The supervisory board of Steinhoff International Holdings NV has taken note of the concerns raised by stakeholders and has decided to delete sections relating to additional payments for independent directors from the resolution on director remuneration which is to be considered at the company’s annual general meeting on 20 April. The company has explained in an announcement that at the request of the independent directors, it will delete from the resolution the proposals for additional compensation for independent directors, and will instead refer these proposals to the new supervisory board to be appointed at the AGM.
Steinhoff acting chair Ms Heather Sonn said the changes had been made at the request of the directors concerned, who did not want the proposal to detract from other critical matters that had to be considered at the AGM.
“There has been a lot of adverse comment and criticism about these proposals, much of it based on a misunderstanding of what was being proposed and why the supervisory board felt the payments were warranted,” she said.“Shareholders have raised concerns, and the issue threatens to become a distraction when the main objective is maintaining as stable an environment as possible to deliver a controlled restructuring programme in the interest of all stakeholders.”
In the announcement, the supervisory board set out both the reasons for the deletions, and the factors it believed supported the additional payments to independent directors. It said these directors, who were not permanent employees, committed themselves, outside the scope-of-work of non-executive directors – some on an almost daily basis – since the crisis over accounting irregularities enveloped the company in December 2017.
The letter also stressed that the basic fees proposed for directors were determined after the board had taken professional advice, which it had followed.
“The proposed remuneration was determined with reference to competitors and peer companies as well as considering the need to retain and attract supervisory directors in light of the company’s situation,” the company stated.
The announcement also emphasised the importance the supervisory board placed on the reappointment of independent directors who were helping to steer the company through the crisis, as well as the reappointment of Deloitte Accountants BV as auditors until September 2018.
The independent directors up for reappointment are Dr Steve Booysen, Ms Angela Kruger-Steinhoff, Ms Heather Sonn, and Dr Johan van Zyl. Dr van Zyl headed the Independent Committee of directors appointed in December last year and which has had a crucial role in stabilising the company, negotiating with regulators and creditors to ensure continued operations, and in initiating the process of investigations which will determine what went wrong and who is responsible. The new Supervisory Board nominees also take comfort in retaining the knowledge and experience of some of the directors, in their own decisions to be nominated for the Supervisory board.
The other members of the Independent Committee are Ms Heather Sonn, who is now acting chair of the supervisory board, and Dr Booysen who, as head of the audit committee, interacted with Deloitte on the accounting irregularities.
Steinhoff is registered in the Netherlands, and therefore follows the Dutch system of a supervisory board, comprising non-executive directors, and a management board comprising executive directors.
“The Independent Committee has also functioned as a link for quick decision-making between the Supervisory Board and the Management Board providing a centre of leadership following the resignation of the CEO, as it simultaneously focused on establishing a sound governance structure.

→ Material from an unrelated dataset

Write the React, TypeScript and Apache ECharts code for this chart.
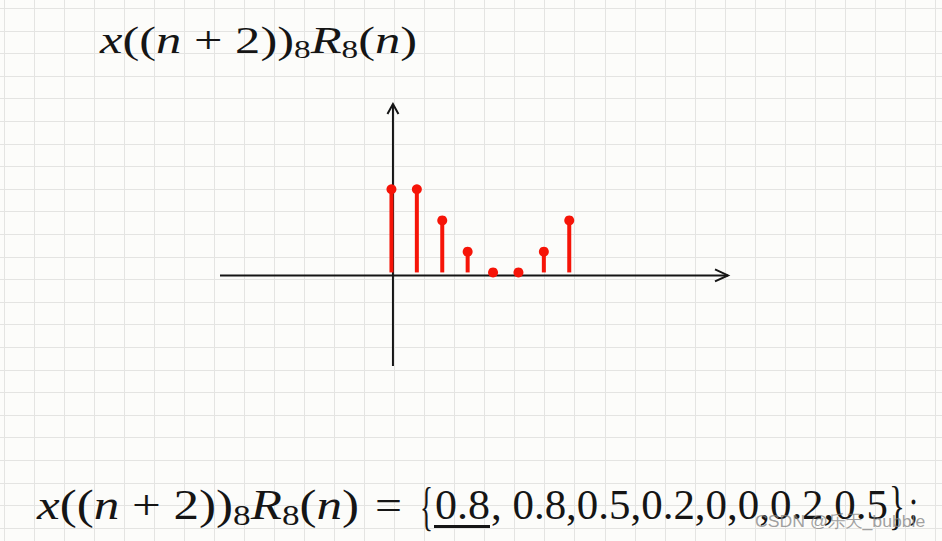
import React, { useEffect, useRef } from 'react';
import * as echarts from 'echarts';

const W = 942;
const H = 541;

// data
const sampleIndex = [0, 1, 2, 3, 4, 5, 6, 7];
const sampleValues = [0.8, 0.8, 0.5, 0.2, 0, 0, 0.2, 0.5];
const nAxisRange = [-6.75, 13.25];
const valueAxisRange = [-0.9, 1.62];
const watermarkText = 'CSDN @乐天_bubble';
// expression x((n+2))_8 R_8(n) as [style, text] tokens
const exprTokens: [string, string][] = [
  ['i', 'x'], ['r', '(('], ['i', 'n'], ['r', ' + 2))'], ['s', '8'],
  ['i', 'R'], ['s', '8'], ['r', '('], ['i', 'n'], ['r', ')'],
];

const SERIF = '"Liberation Serif", "Times New Roman", serif';
const SANS = '"Liberation Sans", Arial, sans-serif';
const INK = '#151515';
const RED = '#f61408';
const PAPER = '#fcfcfa';
const GRIDLINE = '#e4e4e2';

let measureCtx: CanvasRenderingContext2D | null = null;
function textWidth(text: string, font: string): number {
  if (!measureCtx) measureCtx = document.createElement('canvas').getContext('2d');
  measureCtx!.font = font;
  return measureCtx!.measureText(text).width;
}

function exprElement(left: number, cy: number, targetW: number, main: number, sub: number, mainLH: number, subLH: number, z: number) {
  const rich = {
    i: { fontFamily: SERIF, fontStyle: 'italic', fontSize: main, lineHeight: mainLH, fill: INK },
    r: { fontFamily: SERIF, fontStyle: 'normal', fontSize: main, lineHeight: mainLH, fill: INK },
    s: { fontFamily: SERIF, fontStyle: 'normal', fontSize: sub, lineHeight: subLH, verticalAlign: 'bottom', fill: INK },
  };
  const text = exprTokens.map(([s, t]) => `{${s}|${t}}`).join('');
  const w = exprTokens.reduce((acc, [s, t]) => {
    const f = `${s === 'i' ? 'italic ' : ''}${s === 's' ? sub : main}px ${SERIF}`;
    return acc + textWidth(t, f);
  }, 0);
  return {
    type: 'text', x: left, y: cy, scaleX: targetW / w, z, silent: true,
    style: { text, rich, font: `${main}px ${SERIF}`, fill: INK, align: 'left', verticalAlign: 'middle' },
  };
}

function plainText(text: string, left: number, cy: number, targetW: number, size: number, z: number, scaleY = 1, family = SERIF, fill = INK) {
  const font = `${size}px ${family}`;
  const w = textWidth(text, font);
  return {
    type: 'text', x: left, y: cy, scaleX: targetW / w, scaleY, z, silent: true,
    style: { text, font, fill, align: 'left', verticalAlign: 'middle' },
  };
}

export default function App() {
  const ref = useRef<HTMLDivElement>(null);
  useEffect(() => {
    const chart = echarts.init(ref.current!, null, { renderer: 'svg', width: W, height: H });
    const pts = sampleIndex.map((n, i) => [n, sampleValues[i]]);
    chart.setOption({
      animation: false,
      backgroundColor: PAPER,
      grid: { left: 220, top: 104, width: 508, height: 262, containLabel: false },
      xAxis: { type: 'value', min: nAxisRange[0], max: nAxisRange[1], show: false },
      yAxis: { type: 'value', min: valueAxisRange[0], max: valueAxisRange[1], show: false },
      series: [
        { type: 'bar', data: pts, barWidth: 4, itemStyle: { color: RED }, z: 3, silent: true },
        { type: 'scatter', data: pts, symbol: 'circle', symbolSize: 10, itemStyle: { color: RED, opacity: 1 }, z: 4, silent: true },
      ],
    });

    const [x0, y0] = chart.convertToPixel({ gridIndex: 0 }, [0, 0]) as number[];
    const [xL, yT] = chart.convertToPixel({ gridIndex: 0 }, [nAxisRange[0], valueAxisRange[1]]) as number[];
    const [xR, yB] = chart.convertToPixel({ gridIndex: 0 }, [nAxisRange[1], valueAxisRange[0]]) as number[];
    const axisX = x0 + 1.5;
    const axisY = y0 + 3;

    const elements: any[] = [];
    // grid paper
    for (let gx = 3.5; gx < W; gx += 30.05) {
      const px = Math.round(gx) + 0.5;
      elements.push({ type: 'line', z: -10, silent: true, shape: { x1: px, y1: 0, x2: px, y2: H }, style: { stroke: GRIDLINE, lineWidth: 1 } });
    }
    for (let gy = 8; gy < H; gy += 22.6) {
      const py = Math.round(gy) + 0.5;
      elements.push({ type: 'line', z: -10, silent: true, shape: { x1: 0, y1: py, x2: W, y2: py }, style: { stroke: GRIDLINE, lineWidth: 1 } });
    }
    // axes with open arrow heads
    const axisStyle = { stroke: INK, lineWidth: 2, fill: null };
    elements.push({ type: 'line', z: 1, silent: true, shape: { x1: xL, y1: axisY, x2: xR, y2: axisY }, style: axisStyle });
    elements.push({ type: 'polyline', z: 1, silent: true, shape: { points: [[xR - 13, axisY - 6], [xR, axisY], [xR - 13, axisY + 6]] }, style: axisStyle });
    elements.push({ type: 'line', z: 1, silent: true, shape: { x1: axisX, y1: yT, x2: axisX, y2: yB }, style: axisStyle });
    elements.push({ type: 'polyline', z: 1, silent: true, shape: { points: [[axisX - 5.5, yT + 10], [axisX, yT], [axisX + 5.5, yT + 10]] }, style: axisStyle });

    // title
    elements.push(exprElement(100, 40, 317, 38, 25, 44, 20, 5));

    // bottom formula
    const first = String(sampleValues[0]);
    const rest = ', ' + sampleValues.slice(1).map(String).join(',');
    elements.push(exprElement(37, 505, 322, 42, 29, 50, 28, 5));
    elements.push(plainText('=', 375, 505, 27, 42, 5));
    elements.push(plainText('{', 420, 506, 13, 44, 5, 1.2));
    elements.push(plainText(first, 435, 505, 55, 42, 5));
    elements.push({ type: 'line', z: 5, silent: true, shape: { x1: 434, y1: 526.5, x2: 490, y2: 526.5 }, style: { stroke: INK, lineWidth: 3 } });
    elements.push(plainText(rest, 491, 505, 397, 42, 5));
    elements.push(plainText('}', 889, 506, 16, 44, 5, 1.2));
    elements.push(plainText(';', 909, 505, 9, 42, 5));

    // watermark
    elements.push(plainText(watermarkText, 755, 521, 171, 17, 8, 1, SANS, 'rgba(130,130,130,0.75)'));

    chart.setOption({ graphic: { elements } });
    return () => chart.dispose();
  }, []);
  return <div ref={ref} style={{ position: 'fixed', left: 0, top: 0, width: W, height: H }} />;
}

They have interacted with regulators, Parliament, shareholders and other stakeholders, and with bankers and creditors to ensure liquidity for the group and the continued trading of its underlying companies.
“It is crucial for the company and its shareholders that there is continuity in these roles until such time as the stability of the group is reasonably assured,” the statement said.

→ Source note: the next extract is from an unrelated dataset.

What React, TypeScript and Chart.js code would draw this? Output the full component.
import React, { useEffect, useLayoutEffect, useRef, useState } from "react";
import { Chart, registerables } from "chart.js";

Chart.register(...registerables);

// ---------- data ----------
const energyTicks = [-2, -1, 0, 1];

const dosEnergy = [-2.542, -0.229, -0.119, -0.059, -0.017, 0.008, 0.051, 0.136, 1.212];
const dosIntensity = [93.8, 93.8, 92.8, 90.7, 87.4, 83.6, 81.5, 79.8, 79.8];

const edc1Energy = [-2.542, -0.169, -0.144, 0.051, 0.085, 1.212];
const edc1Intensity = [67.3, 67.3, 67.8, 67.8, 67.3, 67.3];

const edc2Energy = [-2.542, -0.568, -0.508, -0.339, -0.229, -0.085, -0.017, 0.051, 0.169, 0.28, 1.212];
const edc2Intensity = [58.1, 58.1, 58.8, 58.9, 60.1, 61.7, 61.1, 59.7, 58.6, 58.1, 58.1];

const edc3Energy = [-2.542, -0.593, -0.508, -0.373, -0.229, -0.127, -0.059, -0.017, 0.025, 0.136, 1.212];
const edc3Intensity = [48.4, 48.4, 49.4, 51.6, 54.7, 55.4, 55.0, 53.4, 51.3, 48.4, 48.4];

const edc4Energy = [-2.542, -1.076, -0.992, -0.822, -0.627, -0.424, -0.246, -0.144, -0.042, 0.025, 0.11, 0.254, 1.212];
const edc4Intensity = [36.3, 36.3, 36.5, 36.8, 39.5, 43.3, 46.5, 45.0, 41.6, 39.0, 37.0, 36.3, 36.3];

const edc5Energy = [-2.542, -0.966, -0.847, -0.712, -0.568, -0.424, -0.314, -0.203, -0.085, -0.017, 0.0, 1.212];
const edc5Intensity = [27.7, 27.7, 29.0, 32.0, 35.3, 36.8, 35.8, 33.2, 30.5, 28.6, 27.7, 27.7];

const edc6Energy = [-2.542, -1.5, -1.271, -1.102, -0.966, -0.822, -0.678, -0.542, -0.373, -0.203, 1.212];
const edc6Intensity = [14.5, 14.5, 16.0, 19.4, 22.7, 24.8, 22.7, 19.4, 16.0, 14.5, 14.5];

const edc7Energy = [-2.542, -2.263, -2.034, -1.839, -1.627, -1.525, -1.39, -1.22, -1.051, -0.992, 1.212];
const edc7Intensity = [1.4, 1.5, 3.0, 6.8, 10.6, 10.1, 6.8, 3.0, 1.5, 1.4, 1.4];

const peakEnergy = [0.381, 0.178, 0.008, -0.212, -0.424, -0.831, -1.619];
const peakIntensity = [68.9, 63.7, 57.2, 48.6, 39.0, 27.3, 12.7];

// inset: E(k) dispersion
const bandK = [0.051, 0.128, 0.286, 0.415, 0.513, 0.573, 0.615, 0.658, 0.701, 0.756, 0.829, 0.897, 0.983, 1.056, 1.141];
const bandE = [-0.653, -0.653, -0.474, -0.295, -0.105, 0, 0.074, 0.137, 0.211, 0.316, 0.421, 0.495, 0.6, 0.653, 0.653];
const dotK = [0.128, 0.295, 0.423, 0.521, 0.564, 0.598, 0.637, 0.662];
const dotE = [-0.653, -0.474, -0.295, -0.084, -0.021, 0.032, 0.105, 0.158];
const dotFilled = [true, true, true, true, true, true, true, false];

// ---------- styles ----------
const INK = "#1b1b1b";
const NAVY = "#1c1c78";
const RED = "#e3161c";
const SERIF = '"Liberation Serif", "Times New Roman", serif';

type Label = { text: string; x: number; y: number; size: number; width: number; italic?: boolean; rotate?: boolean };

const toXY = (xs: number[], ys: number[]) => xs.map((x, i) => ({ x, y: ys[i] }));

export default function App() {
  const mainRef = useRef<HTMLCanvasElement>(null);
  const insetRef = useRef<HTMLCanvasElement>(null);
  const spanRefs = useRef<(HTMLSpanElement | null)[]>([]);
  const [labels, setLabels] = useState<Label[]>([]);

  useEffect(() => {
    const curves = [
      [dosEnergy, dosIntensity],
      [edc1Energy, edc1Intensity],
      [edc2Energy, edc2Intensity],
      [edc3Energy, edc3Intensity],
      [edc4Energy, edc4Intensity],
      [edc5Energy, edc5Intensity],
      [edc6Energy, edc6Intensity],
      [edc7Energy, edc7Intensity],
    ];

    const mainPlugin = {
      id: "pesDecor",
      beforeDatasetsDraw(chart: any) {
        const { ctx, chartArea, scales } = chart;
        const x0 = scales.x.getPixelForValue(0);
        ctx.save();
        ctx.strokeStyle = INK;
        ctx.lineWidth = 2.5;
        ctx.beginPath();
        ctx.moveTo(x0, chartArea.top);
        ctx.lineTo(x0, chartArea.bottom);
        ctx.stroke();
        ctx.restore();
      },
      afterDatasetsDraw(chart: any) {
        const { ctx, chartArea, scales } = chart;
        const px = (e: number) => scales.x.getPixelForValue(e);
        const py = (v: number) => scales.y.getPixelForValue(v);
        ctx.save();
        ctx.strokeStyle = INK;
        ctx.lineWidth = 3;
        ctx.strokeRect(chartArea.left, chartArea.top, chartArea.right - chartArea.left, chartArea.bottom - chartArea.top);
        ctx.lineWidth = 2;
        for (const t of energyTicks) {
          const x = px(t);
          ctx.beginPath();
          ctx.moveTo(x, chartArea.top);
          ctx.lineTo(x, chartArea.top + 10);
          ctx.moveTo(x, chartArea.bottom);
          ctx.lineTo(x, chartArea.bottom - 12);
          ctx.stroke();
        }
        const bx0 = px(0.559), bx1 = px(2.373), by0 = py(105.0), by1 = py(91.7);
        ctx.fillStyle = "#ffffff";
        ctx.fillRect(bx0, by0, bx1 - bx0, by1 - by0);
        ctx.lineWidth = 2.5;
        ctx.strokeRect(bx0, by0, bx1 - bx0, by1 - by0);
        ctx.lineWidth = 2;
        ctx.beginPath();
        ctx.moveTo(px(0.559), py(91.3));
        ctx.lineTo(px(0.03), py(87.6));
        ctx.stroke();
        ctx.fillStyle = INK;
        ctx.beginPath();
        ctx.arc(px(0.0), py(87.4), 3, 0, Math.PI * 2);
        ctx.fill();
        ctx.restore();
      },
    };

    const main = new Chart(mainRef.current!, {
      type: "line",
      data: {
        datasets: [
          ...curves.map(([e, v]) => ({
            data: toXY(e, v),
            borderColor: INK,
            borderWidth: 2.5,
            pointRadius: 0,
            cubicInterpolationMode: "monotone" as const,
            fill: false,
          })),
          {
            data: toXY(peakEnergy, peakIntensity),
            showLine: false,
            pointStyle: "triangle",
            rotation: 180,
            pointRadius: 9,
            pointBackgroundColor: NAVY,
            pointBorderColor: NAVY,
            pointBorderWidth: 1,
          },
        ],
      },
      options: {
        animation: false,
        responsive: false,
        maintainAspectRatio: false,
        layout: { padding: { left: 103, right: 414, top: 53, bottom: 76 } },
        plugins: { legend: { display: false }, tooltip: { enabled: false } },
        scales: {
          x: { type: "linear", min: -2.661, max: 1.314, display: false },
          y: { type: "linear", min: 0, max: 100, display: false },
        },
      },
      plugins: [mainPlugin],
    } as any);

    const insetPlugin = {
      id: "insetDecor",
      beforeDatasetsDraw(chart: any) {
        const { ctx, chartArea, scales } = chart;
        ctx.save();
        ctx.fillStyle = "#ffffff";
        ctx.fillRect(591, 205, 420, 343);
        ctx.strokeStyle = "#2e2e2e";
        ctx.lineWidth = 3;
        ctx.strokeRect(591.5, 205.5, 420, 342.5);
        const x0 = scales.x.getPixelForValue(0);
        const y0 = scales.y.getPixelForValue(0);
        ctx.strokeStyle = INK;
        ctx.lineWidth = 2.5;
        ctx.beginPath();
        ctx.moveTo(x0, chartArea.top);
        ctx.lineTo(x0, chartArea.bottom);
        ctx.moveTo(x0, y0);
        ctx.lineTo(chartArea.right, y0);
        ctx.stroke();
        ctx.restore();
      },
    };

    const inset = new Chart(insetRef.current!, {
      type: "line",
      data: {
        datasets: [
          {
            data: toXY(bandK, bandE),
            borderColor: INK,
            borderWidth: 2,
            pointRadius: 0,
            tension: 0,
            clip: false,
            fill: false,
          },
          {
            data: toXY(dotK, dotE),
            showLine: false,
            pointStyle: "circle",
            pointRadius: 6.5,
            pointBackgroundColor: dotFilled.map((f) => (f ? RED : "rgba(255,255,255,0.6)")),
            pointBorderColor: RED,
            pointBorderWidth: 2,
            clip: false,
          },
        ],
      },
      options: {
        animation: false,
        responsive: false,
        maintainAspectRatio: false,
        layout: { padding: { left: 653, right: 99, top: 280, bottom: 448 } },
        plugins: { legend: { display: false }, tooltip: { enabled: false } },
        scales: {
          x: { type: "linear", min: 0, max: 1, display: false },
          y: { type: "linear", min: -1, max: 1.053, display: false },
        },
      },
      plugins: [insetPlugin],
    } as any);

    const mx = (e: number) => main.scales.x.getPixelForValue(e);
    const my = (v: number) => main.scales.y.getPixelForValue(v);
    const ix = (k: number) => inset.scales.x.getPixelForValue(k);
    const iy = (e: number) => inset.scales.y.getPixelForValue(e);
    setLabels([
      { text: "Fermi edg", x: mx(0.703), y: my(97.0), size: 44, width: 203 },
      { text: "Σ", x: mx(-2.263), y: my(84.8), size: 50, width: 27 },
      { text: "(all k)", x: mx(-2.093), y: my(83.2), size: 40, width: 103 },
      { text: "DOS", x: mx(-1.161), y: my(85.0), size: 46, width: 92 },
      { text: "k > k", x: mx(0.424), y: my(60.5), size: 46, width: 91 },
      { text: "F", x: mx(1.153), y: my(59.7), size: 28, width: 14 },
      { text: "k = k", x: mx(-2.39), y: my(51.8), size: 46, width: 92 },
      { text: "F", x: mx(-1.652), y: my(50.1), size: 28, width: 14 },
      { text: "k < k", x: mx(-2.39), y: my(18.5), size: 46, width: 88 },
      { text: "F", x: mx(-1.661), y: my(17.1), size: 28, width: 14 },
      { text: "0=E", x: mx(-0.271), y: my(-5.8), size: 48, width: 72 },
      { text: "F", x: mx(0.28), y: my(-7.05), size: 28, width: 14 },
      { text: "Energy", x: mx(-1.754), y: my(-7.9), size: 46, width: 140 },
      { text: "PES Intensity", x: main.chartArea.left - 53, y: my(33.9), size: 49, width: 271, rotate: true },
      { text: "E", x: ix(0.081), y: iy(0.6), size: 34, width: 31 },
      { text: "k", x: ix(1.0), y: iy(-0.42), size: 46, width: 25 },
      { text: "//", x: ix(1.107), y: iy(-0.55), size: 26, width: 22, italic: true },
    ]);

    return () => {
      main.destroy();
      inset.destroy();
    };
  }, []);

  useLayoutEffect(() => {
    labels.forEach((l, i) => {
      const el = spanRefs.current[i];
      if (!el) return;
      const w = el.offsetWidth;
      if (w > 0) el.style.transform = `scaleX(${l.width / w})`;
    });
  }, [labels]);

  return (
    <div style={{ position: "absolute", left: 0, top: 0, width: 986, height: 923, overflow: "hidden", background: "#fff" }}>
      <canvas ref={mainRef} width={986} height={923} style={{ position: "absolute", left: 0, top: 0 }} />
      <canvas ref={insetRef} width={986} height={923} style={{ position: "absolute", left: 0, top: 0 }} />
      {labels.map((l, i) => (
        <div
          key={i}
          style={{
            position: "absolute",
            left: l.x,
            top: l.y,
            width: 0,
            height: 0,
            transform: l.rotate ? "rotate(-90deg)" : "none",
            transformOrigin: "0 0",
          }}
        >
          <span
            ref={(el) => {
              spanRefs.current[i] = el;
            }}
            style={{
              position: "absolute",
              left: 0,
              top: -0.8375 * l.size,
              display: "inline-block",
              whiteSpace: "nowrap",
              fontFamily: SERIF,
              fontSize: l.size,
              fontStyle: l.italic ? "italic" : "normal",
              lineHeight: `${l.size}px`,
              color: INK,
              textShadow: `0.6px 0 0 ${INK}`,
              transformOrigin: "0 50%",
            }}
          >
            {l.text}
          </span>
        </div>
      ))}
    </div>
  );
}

Referring to the proposed reappointment of auditors Deloitte Accountants BV, the board said the reappointment of the Netherlands-based auditors was for the 2018 financial year, which began in October 2017 and ends in September 2018. The appointment therefore lasts only for five months after the April AGM, and was considered in the best interests of completing the audit effectively, in good time and applying the lessons of the forensic process.
“Steinhoff is not opposed to the rotation of auditors, but believes the continuation of Deloitte Accountants BV as auditors until the end of the current financial year in September 2018 is essential.
“One of the company’s main priorities is the expeditious finalisation of audited consolidated financial statements for the 2017 financial year, and the revised statements for the 2015 and 2016 financial years. Deloitte is already involved in these matters, and the appointment of a new auditor midway through a financial year may lead to unacceptable delays in the completion of these statements. This in turn would affect the company’s dealings with all stakeholders, who require the certainty of audited financial statements.
“Audited financial statements are also essential for company as it considers its options for restructuring and the potential retention or disposal of assets to secure its financial position. Decision-making will be facilitated by early completion of the audited statements,” it said.
“With a September financial year-end, the 2018 audit process will start in approximately two months to ensure a timeously completion of the 2018 audit. Subsequent to the 2018 audit, the appointment of an audit firm for the 2019 financial year will be subject to a global tender process.”
The statement concluded with a considered recommendation to shareholders that a measure of continuity, and stability of leadership, with the inclusion of new skills and experience is what is required.